In 2017, society is more sexualised and diverse than ever, it’s just a question of those people who actually chose to accept that. The issue at hand here isn’t about brothels and how they choose to run their business, it’s the morals of the onlookers. Those onlookers are just like you and I, they form an opinion based on their own bias and current life situation.
It isn’t for them to say what’s right and wrong, because what seems to be the “moral” thing to do in their eyes may be entirely out of the question for someone else. There is nothing wrong with men, or women for that matter, to engage in sex services that are provided on a legal and safe basis.
The lady running the brothel in the recent “ethical prostitution” story that ran on the Herald last week raised a perfectly valid point when she said that men seek the services of the sex industry for entirely plausible reasons. Some may have a stale marriage, others may be too busy caught up in work to have a relationship but still want that intimate human touch. The onlookers who judge both those who work as prostitutes, and the people who are consumers of it, simply believe that it’s impossible to achieve such intimacy with a sex worker. That’s entirely incorrect and it’s ignorant to hold such beliefs.

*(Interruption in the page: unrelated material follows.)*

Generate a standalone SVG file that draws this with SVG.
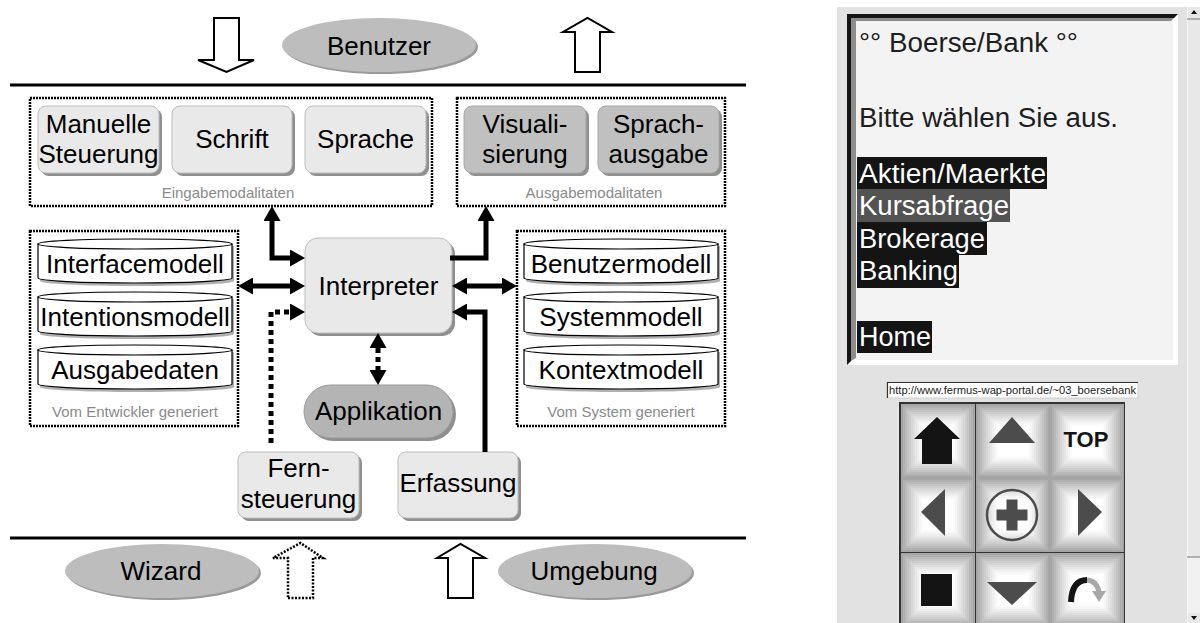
<svg xmlns="http://www.w3.org/2000/svg" width="1200" height="623" viewBox="0 0 1200 623">
<style>
.t{font-family:"Liberation Sans",Arial,sans-serif;font-size:26px;text-anchor:middle;fill:#000}
.s{font-family:"Liberation Sans",Arial,sans-serif;font-size:15px;text-anchor:middle;fill:#8a8a8a}
.lb{fill:#e9e9e9;stroke:#bdbdbd;stroke-width:1}
.db{fill:#c0c0c0;stroke:#a8a8a8;stroke-width:1}
.sh{fill:#8f8f8f}
.grp{fill:none;stroke:#000;stroke-width:2.5;stroke-dasharray:2 1}
.conn{fill:none;stroke:#000;stroke-width:5}
.dash{stroke-dasharray:5 4}
.hollow{fill:#fff;stroke:#000;stroke-width:2}
.cyl{fill:#fff;stroke:#000;stroke-width:1.2}
.cylsh{fill:#b0b0b0}
.scr{font-family:"Liberation Sans",Arial,sans-serif;font-size:27px;fill:#1e1e1e}
.mi{font-family:"Liberation Sans",Arial,sans-serif;font-size:27px;fill:#fff}
.icon{fill:#4c4c4c}
</style>
<defs>
<marker id="ah" markerUnits="userSpaceOnUse" markerWidth="16" markerHeight="17" refX="0" refY="8.5" orient="auto-start-reverse">
<path d="M0,0 L15,8.5 L0,17 Z" fill="#000"/>
</marker>
<symbol id="key" viewBox="0 0 74 74" width="74" height="74">
<rect x="0" y="0" width="74" height="74" fill="#a6a6a6"/>
<rect x="2" y="2" width="70" height="70" fill="#b0b0b0"/>
<rect x="4" y="4" width="66" height="66" fill="#bababa"/>
<rect x="6" y="6" width="62" height="62" fill="#c4c4c4"/>
<rect x="8" y="8" width="58" height="58" fill="#cdcdcd"/>
<rect x="10" y="10" width="54" height="54" fill="#d6d6d6"/>
<rect x="12" y="12" width="50" height="50" fill="#dedede"/>
<rect x="14" y="14" width="46" height="46" fill="#e6e6e6"/>
<rect x="16" y="16" width="42" height="42" fill="#eeeeee"/>
<rect x="18" y="18" width="38" height="38" fill="#f5f5f5"/>
<rect x="20" y="20" width="34" height="34" fill="#fbfbfb"/>
<rect x="22" y="22" width="30" height="30" fill="#fff"/>
</symbol>
</defs>
<rect width="1200" height="623" fill="#fff"/>

<!-- boundary lines -->
<line x1="10" y1="85" x2="746" y2="85" stroke="#000" stroke-width="3"/>
<line x1="10" y1="538" x2="746" y2="538" stroke="#000" stroke-width="3"/>

<!-- flow arrows -->
<polygon class="hollow" points="214,18 239,18 239,60 254,60 226.5,72 198,60 214,60"/>
<polygon class="hollow" points="575,72 600,72 600,32 612,32 587.5,18 563,32 575,32"/>
<polygon class="hollow" points="288,598 313,598 313,558 323,558 300.5,543 273,558 288,558" style="stroke-dasharray:2 1.5;stroke-width:2.5"/>
<polygon class="hollow" points="448,598 473,598 473,558 485,558 460.5,544 437,558 448,558"/>

<!-- Benutzer -->
<g id="benutzer">
<ellipse cx="381" cy="47" rx="97" ry="27" fill="#9a9a9a"/>
<ellipse cx="379" cy="45" rx="97" ry="27" fill="#bdbdbd"/>
<text class="t" x="379" y="55">Benutzer</text>
</g>

<!-- Eingabemodalitaten -->
<g id="eingabe">
<rect class="grp" x="30" y="98" width="402" height="108"/>
<text class="s" x="228" y="198">Eingabemodalitaten</text>
</g>
<g id="manuelle">
<rect class="sh" x="41" y="109" width="121" height="67" rx="8"/>
<rect class="lb" x="38" y="106" width="121" height="67" rx="8"/>
<text class="t" x="98.5" y="133">Manuelle</text>
<text class="t" x="98.5" y="163">Steuerung</text>
</g>
<g id="schrift">
<rect class="sh" x="175" y="109" width="120" height="67" rx="8"/>
<rect class="lb" x="172" y="106" width="120" height="67" rx="8"/>
<text class="t" x="232" y="148">Schrift</text>
</g>
<g id="sprache">
<rect class="sh" x="308" y="109" width="121" height="67" rx="8"/>
<rect class="lb" x="305" y="106" width="121" height="67" rx="8"/>
<text class="t" x="365.5" y="148">Sprache</text>
</g>

<!-- Ausgabemodalitaten -->
<g id="ausgabe">
<rect class="grp" x="457" y="98" width="268" height="108"/>
<text class="s" x="594" y="198">Ausgabemodalitaten</text>
</g>
<g id="visualisierung">
<rect class="sh" x="467" y="109" width="122" height="67" rx="8"/>
<rect class="db" x="464" y="106" width="122" height="67" rx="8"/>
<text class="t" x="525" y="133">Visuali-</text>
<text class="t" x="525" y="163">sierung</text>
</g>
<g id="sprachausgabe">
<rect class="sh" x="601" y="109" width="121" height="67" rx="8"/>
<rect class="db" x="598" y="106" width="121" height="67" rx="8"/>
<text class="t" x="658.5" y="133">Sprach-</text>
<text class="t" x="658.5" y="163">ausgabe</text>
</g>

<!-- Vom Entwickler generiert -->
<g id="entwickler">
<rect class="grp" x="30" y="231" width="208" height="195"/>
<text class="s" x="135" y="417">Vom Entwickler generiert</text>
</g>
<g id="interfacemodell">
<path class="cylsh" d="M40,246 V281 A97,5 0 0 0 234,281 V246 Z"/>
<path class="cyl" d="M38,244 V278 A97,5 0 0 0 232,278 V244 Z"/>
<ellipse class="cyl" cx="135" cy="244" rx="97" ry="5"/>
<text class="t" x="135" y="273">Interfacemodell</text>
</g>
<g id="intentionsmodell">
<path class="cylsh" d="M40,299 V334 A97,5 0 0 0 234,334 V299 Z"/>
<path class="cyl" d="M38,297 V331 A97,5 0 0 0 232,331 V297 Z"/>
<ellipse class="cyl" cx="135" cy="297" rx="97" ry="5"/>
<text class="t" x="135" y="326">Intentionsmodell</text>
</g>
<g id="ausgabedaten">
<path class="cylsh" d="M40,352 V387 A97,5 0 0 0 234,387 V352 Z"/>
<path class="cyl" d="M38,350 V384 A97,5 0 0 0 232,384 V350 Z"/>
<ellipse class="cyl" cx="135" cy="350" rx="97" ry="5"/>
<text class="t" x="135" y="379">Ausgabedaten</text>
</g>

<!-- Vom System generiert -->
<g id="system">
<rect class="grp" x="517" y="231" width="208" height="195"/>
<text class="s" x="621" y="417">Vom System generiert</text>
</g>
<g id="benutzermodell">
<path class="cylsh" d="M526,246 V281 A97,5 0 0 0 720,281 V246 Z"/>
<path class="cyl" d="M524,244 V278 A97,5 0 0 0 718,278 V244 Z"/>
<ellipse class="cyl" cx="621" cy="244" rx="97" ry="5"/>
<text class="t" x="621" y="273">Benutzermodell</text>
</g>
<g id="systemmodell">
<path class="cylsh" d="M526,299 V334 A97,5 0 0 0 720,334 V299 Z"/>
<path class="cyl" d="M524,297 V331 A97,5 0 0 0 718,331 V297 Z"/>
<ellipse class="cyl" cx="621" cy="297" rx="97" ry="5"/>
<text class="t" x="621" y="326">Systemmodell</text>
</g>
<g id="kontextmodell">
<path class="cylsh" d="M526,352 V387 A97,5 0 0 0 720,387 V352 Z"/>
<path class="cyl" d="M524,350 V384 A97,5 0 0 0 718,384 V350 Z"/>
<ellipse class="cyl" cx="621" cy="350" rx="97" ry="5"/>
<text class="t" x="621" y="379">Kontextmodell</text>
</g>

<!-- Interpreter -->
<g id="interpreter">
<rect class="sh" x="308" y="241" width="147" height="95" rx="13"/>
<rect class="lb" x="305" y="238" width="147" height="95" rx="13"/>
<text class="t" x="378.5" y="295">Interpreter</text>
</g>
<g id="applikation">
<rect class="sh" x="307" y="388" width="149" height="53" rx="26.5"/>
<rect x="304" y="385" width="149" height="53" rx="26.5" fill="#b4b4b4" stroke="#999" stroke-width="1"/>
<text class="t" x="378.5" y="420">Applikation</text>
</g>
<g id="fernsteuerung">
<rect class="sh" x="241" y="455" width="121" height="66" rx="8"/>
<rect class="lb" x="238" y="452" width="121" height="66" rx="8"/>
<text class="t" x="298.5" y="477">Fern-</text>
<text class="t" x="298.5" y="508">steuerung</text>
</g>
<g id="erfassung">
<rect class="sh" x="401" y="455" width="120" height="66" rx="8"/>
<rect class="lb" x="398" y="452" width="120" height="66" rx="8"/>
<text class="t" x="458" y="492">Erfassung</text>
</g>

<!-- Wizard / Umgebung -->
<g id="wizard">
<ellipse cx="164" cy="573" rx="97" ry="27" fill="#9a9a9a"/>
<ellipse cx="162" cy="571" rx="97" ry="27" fill="#bdbdbd"/>
<text class="t" x="161" y="580">Wizard</text>
</g>
<g id="umgebung">
<ellipse cx="597" cy="573" rx="97" ry="27" fill="#9a9a9a"/>
<ellipse cx="595" cy="571" rx="97" ry="27" fill="#bdbdbd"/>
<text class="t" x="594" y="580">Umgebung</text>
</g>

<!-- connectors -->
<g id="connectors">
<path class="conn" d="M272,221 V258 H290" marker-start="url(#ah)" marker-end="url(#ah)"/>
<path class="conn" d="M253,286 H290" marker-start="url(#ah)" marker-end="url(#ah)"/>
<path class="conn dash" d="M271,443 V312 H290" marker-end="url(#ah)"/>
<path class="conn" d="M450,258 H486 V221" marker-end="url(#ah)"/>
<path class="conn" d="M467,286 H502" marker-start="url(#ah)" marker-end="url(#ah)"/>
<path class="conn" d="M485,452 V312 H467" marker-end="url(#ah)"/>
<path class="conn dash" d="M378,348 V370" marker-start="url(#ah)" marker-end="url(#ah)"/>
</g>

<!-- Screenshot panel -->
<g id="screenshot">
<rect x="837" y="7" width="363" height="616" fill="#e2e2e2"/>
<rect x="847" y="14" width="331" height="351" fill="#fff"/>
<path d="M847,14 H1178 L1174,18 H851 V361 L847,365 Z" fill="#151515"/>
<path d="M851,18 H1174 L1171,21 H856 V358 L851,361 Z" fill="#8c8c8c"/>
<rect x="856" y="21" width="317" height="339" fill="#f3f3f3"/>
<text class="scr" x="859" y="52" textLength="219" lengthAdjust="spacingAndGlyphs">°° Boerse/Bank °°</text>
<text class="scr" x="859" y="127" textLength="259" lengthAdjust="spacingAndGlyphs">Bitte wählen Sie aus.</text>
<rect x="857" y="157" width="190" height="32" fill="#141414"/>
<rect x="857" y="189" width="153" height="33" fill="#535353"/>
<rect x="857" y="222" width="130" height="33" fill="#141414"/>
<rect x="857" y="255" width="102" height="33" fill="#141414"/>
<rect x="857" y="321" width="75" height="32" fill="#141414"/>
<text class="mi" x="859" y="183" textLength="187" lengthAdjust="spacingAndGlyphs">Aktien/Maerkte</text>
<text class="mi" x="859" y="215" textLength="150" lengthAdjust="spacingAndGlyphs">Kursabfrage</text>
<text class="mi" x="859" y="248" textLength="126" lengthAdjust="spacingAndGlyphs">Brokerage</text>
<text class="mi" x="859" y="280" textLength="99" lengthAdjust="spacingAndGlyphs">Banking</text>
<text class="mi" x="859" y="346" textLength="72" lengthAdjust="spacingAndGlyphs">Home</text>
<rect x="887" y="382" width="251" height="16" fill="#fff" stroke="#cfcfcf" stroke-width="1"/>
<path d="M887.5,398 V382.5 H1138" fill="none" stroke="#333" stroke-width="1.2"/>
<text x="889" y="394" font-family="Liberation Sans, Arial, sans-serif" font-size="10.5" fill="#222" textLength="247" lengthAdjust="spacingAndGlyphs">http://www.fermus-wap-portal.de/~03_boersebank</text>
<rect x="899" y="402" width="226" height="221" fill="#333"/>
<use href="#key" x="901" y="404"/>
<use href="#key" x="976" y="404"/>
<use href="#key" x="1050" y="404"/>
<use href="#key" x="901" y="478"/>
<use href="#key" x="976" y="478"/>
<use href="#key" x="1050" y="478"/>
<use href="#key" x="901" y="553"/>
<use href="#key" x="976" y="553"/>
<use href="#key" x="1050" y="553"/>
<polygon points="937,417 960,439 952,439 952,464 922,464 922,439 914,439" fill="#141414"/>
<polygon class="icon" points="1012,417 1035,443 989,443"/>
<text x="1086" y="447" font-family="Liberation Sans, Arial, sans-serif" font-size="22" font-weight="bold" text-anchor="middle" fill="#141414">TOP</text>
<polygon class="icon" points="921,512 945,489 945,536"/>
<circle cx="1012" cy="515" r="25" fill="none" stroke="#4c4c4c" stroke-width="2.5"/>
<rect class="icon" x="996.5" y="509.5" width="31" height="11"/>
<rect class="icon" x="1006.5" y="499.5" width="11" height="31"/>
<polygon class="icon" points="1102,512 1078,489 1078,536"/>
<rect x="921" y="574" width="31" height="32" fill="#141414"/>
<polygon class="icon" points="987,582 1037,582 1012,605"/>
<path d="M1071,602 Q1072,580 1087,580" fill="none" stroke="#141414" stroke-width="6"/>
<path d="M1087,580 Q1097,581 1099,592" fill="none" stroke="#a8a8a8" stroke-width="5"/>
<polygon points="1092,591 1106,591 1099,602" fill="#a8a8a8"/>
<rect x="1187" y="7" width="13" height="616" fill="#e8e8e8"/>
<line x1="1187.5" y1="7" x2="1187.5" y2="623" stroke="#f6f6f6" stroke-width="1"/>
<rect x="1188" y="557" width="12" height="56" fill="#f1f1f1"/>
<line x1="1187" y1="19" x2="1200" y2="19" stroke="#777" stroke-width="1"/>
<line x1="1187" y1="557" x2="1200" y2="557" stroke="#777" stroke-width="1"/>
<polygon points="1191,14 1197,14 1194,10" fill="#111"/>
<polygon points="1191,616 1197,616 1194,620" fill="#111"/>
</g>
</svg>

People with disabilities can find relationships and achieve healthy sex lives without the help of the sex industry. This has been proven. But for those who choose to access the services that the sex industry provides, that should be equally as acceptable. People with disabilities are often looked as as asexual; this means that they have no desire for sex. Some viewpoints are often that the disabled are incapable of having sex and cannot feel the pleasures associated with it. Both claims are untrue.
Sex and physical intimacy, or the lack thereof, for people with disabilities in one of the most rampant and undiscussed issues that’s ever faced the disabled community worldwide.